Tuesday, 14 October 2008



The financial crisis has had a devastating effect on private pensions, with all those linked to the stock market, having an average of £20,000 wiped off their values.
People who are about to
retire will be worst hit by the stock market crash. Some could lose 20% of their prospective income for life. People who decide to hang on and work longer will have to work for five more years to recover the value of their pensions to last month’s level.
The country now has a ‘huge pensions gap’, according to the Conservatives.
Most retirees have to use their pension fund to buy an annuity, which will provide income for the rest of their life. Obviously the bigger the fund the higher the income will be, but last week the average money purchase scheme lost 10% of its value as the FTSE 100 index suffered devastating losses.
Those who are about to retire are in the worst position because they can probably do nothing further about it. Annuities must be purchased by the age of 75; once bought they cannot be traded in any way; and they expire when the holder dies. Despite the 75 age limit, most money purchase schemes mean that the retiree must
buy an annuity upon retirement. Conversely, income drawdown is when pensioners can keep their retirement savings invested and take an income each year until they reach 75.
Figures from Standard Life suggest that a month ago a 65-year-old male with a pension fund of £200,000 might have expected an annual income of £15,480. Now, that has been reduced by £2,000 a year.
Those who previously opted for income drawdown will also be hit, as on average 70% of their fund is invested in the stock market.
Chris Grayling, the Tory Work & Pensions spokesman, called for the Government to suspend the annuity rule so that people aren’t forced to make decisions that will affect the rest of their lives in the current financial chaos.
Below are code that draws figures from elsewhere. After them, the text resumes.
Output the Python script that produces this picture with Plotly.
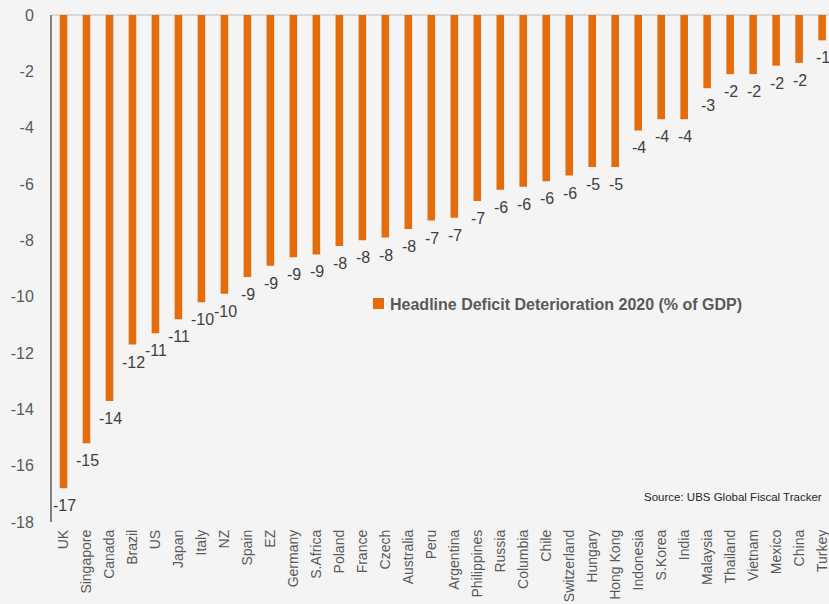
import plotly.graph_objects as go

countries = ["UK", "Singapore", "Canada", "Brazil", "US", "Japan", "Italy", "NZ", "Spain", "EZ",
             "Germany", "S.Africa", "Poland", "France", "Czech", "Australia", "Peru", "Argentina",
             "Philippines", "Russia", "Columbia", "Chile", "Switzerland", "Hungary", "Hong Kong",
             "Indonesia", "S.Korea", "India", "Malaysia", "Thailand", "Vietnam", "Mexico", "China", "Turkey"]
deficit = [-16.8, -15.2, -13.7, -11.7, -11.3, -10.8, -10.2, -9.9, -9.3, -8.9,
           -8.6, -8.5, -8.2, -8.0, -7.9, -7.6, -7.3, -7.2,
           -6.6, -6.2, -6.1, -5.9, -5.7, -5.4, -5.4,
           -4.1, -3.7, -3.7, -2.6, -2.1, -2.1, -1.8, -1.7, -0.9]
labels = ["-17", "-15", "-14", "-12", "-11", "-11", "-10", "-10", "-9", "-9",
          "-9", "-9", "-8", "-8", "-8", "-8", "-7", "-7",
          "-7", "-6", "-6", "-6", "-6", "-5", "-5",
          "-4", "-4", "-4", "-3", "-2", "-2", "-2", "-2", "-1"]
y_ticks = [0, -2, -4, -6, -8, -10, -12, -14, -16, -18]
series_name = "Headline Deficit Deterioration 2020 (% of GDP)"
source_text = "Source: UBS Global Fiscal Tracker"

FONT = "Liberation Sans, Arial, sans-serif"
GREY = "#595959"
ORANGE = "#E46C0A"

fig = go.Figure()
fig.add_trace(go.Bar(
    x=countries, y=deficit,
    name=series_name,
    marker=dict(color=ORANGE, line=dict(width=0)),
    width=0.33,
    showlegend=False,
))

annotations = []
for c, v, t in zip(countries, deficit, labels):
    annotations.append(dict(x=c, y=v, xref="x", yref="y", text=t, showarrow=False,
                            xanchor="center", yanchor="top", yshift=-7, xshift=1,
                            font=dict(family=FONT, size=16, color="#404040")))

# manual legend
annotations.append(dict(text="<b>" + series_name + "</b>", xref="paper", yref="paper",
                        x=(388 - 52) / 777, y=1 - (304 - 15) / 507, xanchor="left", yanchor="middle",
                        showarrow=False, font=dict(family=FONT, size=16, color=GREY)))
annotations.append(dict(text=source_text, xref="paper", yref="paper",
                        x=0.993, y=1 - (497 - 15) / 507, xanchor="right", yanchor="middle",
                        showarrow=False, font=dict(family=FONT, size=11.5, color="#262626")))

fig.update_layout(
    width=829, height=604,
    margin=dict(l=52, r=0, t=15, b=82),
    paper_bgcolor="#F4F4F4", plot_bgcolor="#F4F4F4",
    font=dict(family=FONT, color=GREY),
    showlegend=False,
    xaxis=dict(range=[-0.5, 33.3], tickangle=-90, showgrid=False, automargin=False,
               tickfont=dict(family=FONT, size=14, color=GREY), ticklabelstandoff=4,
               showline=False, ticks="", zeroline=False),
    yaxis=dict(range=[-18, 0], tickvals=y_ticks, ticktext=[str(v) for v in y_ticks],
               showgrid=False, zeroline=True, zerolinecolor="#D9D9D9", zerolinewidth=2,
               showline=True, linecolor="#808080", linewidth=2, automargin=False,
               ticks="", tickfont=dict(family=FONT, size=16, color=GREY), ticklabelstandoff=13),
    annotations=annotations,
    shapes=[dict(type="rect", xref="paper", yref="paper",
                 x0=(373 - 52) / 777, x1=(384 - 52) / 777,
                 y0=1 - (309 - 15) / 507, y1=1 - (298 - 15) / 507,
                 fillcolor=ORANGE, line=dict(width=0))],
)

fig.write_html("out.html")
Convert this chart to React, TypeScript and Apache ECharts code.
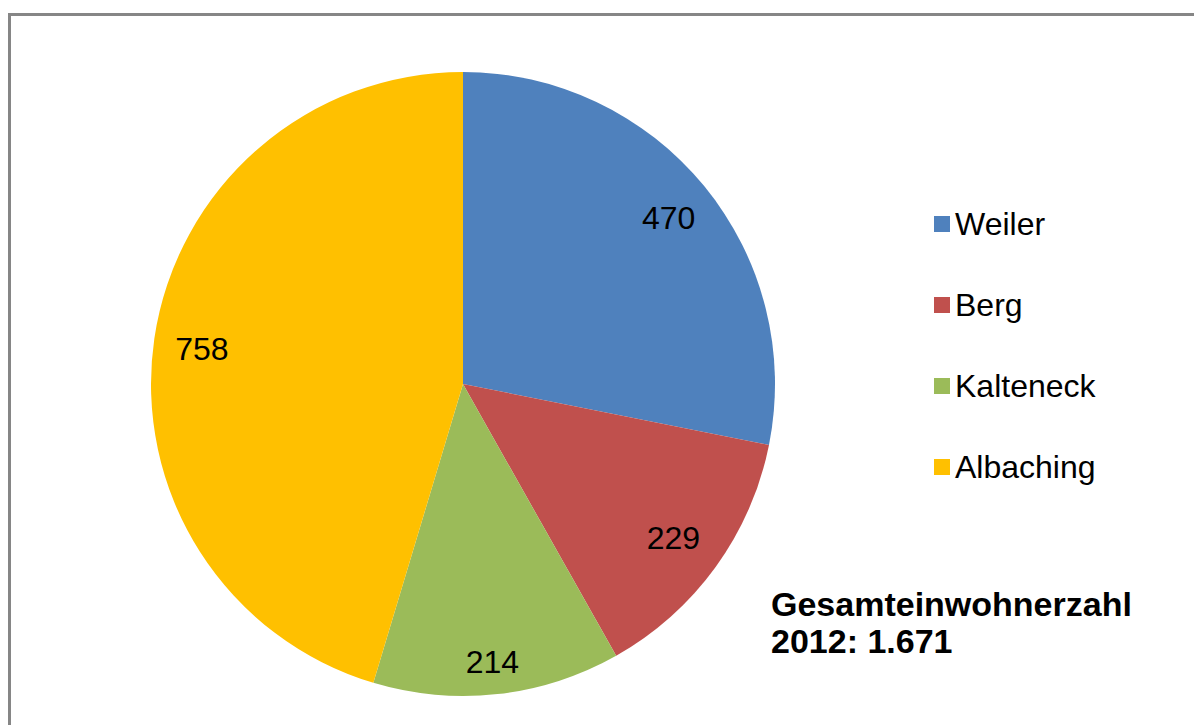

Even those with final salary schemes may not be immune. There are two million private sector employees still on final salary schemes, compared with 7.2m in money purchase schemes. However, the stock market collapse may result in companies struggling to pay for guaranteed final salary pension schemes in the next few months.
It is a stark indication of how worldwide financial events can affect ordinary families with no influence on these tumultuous events.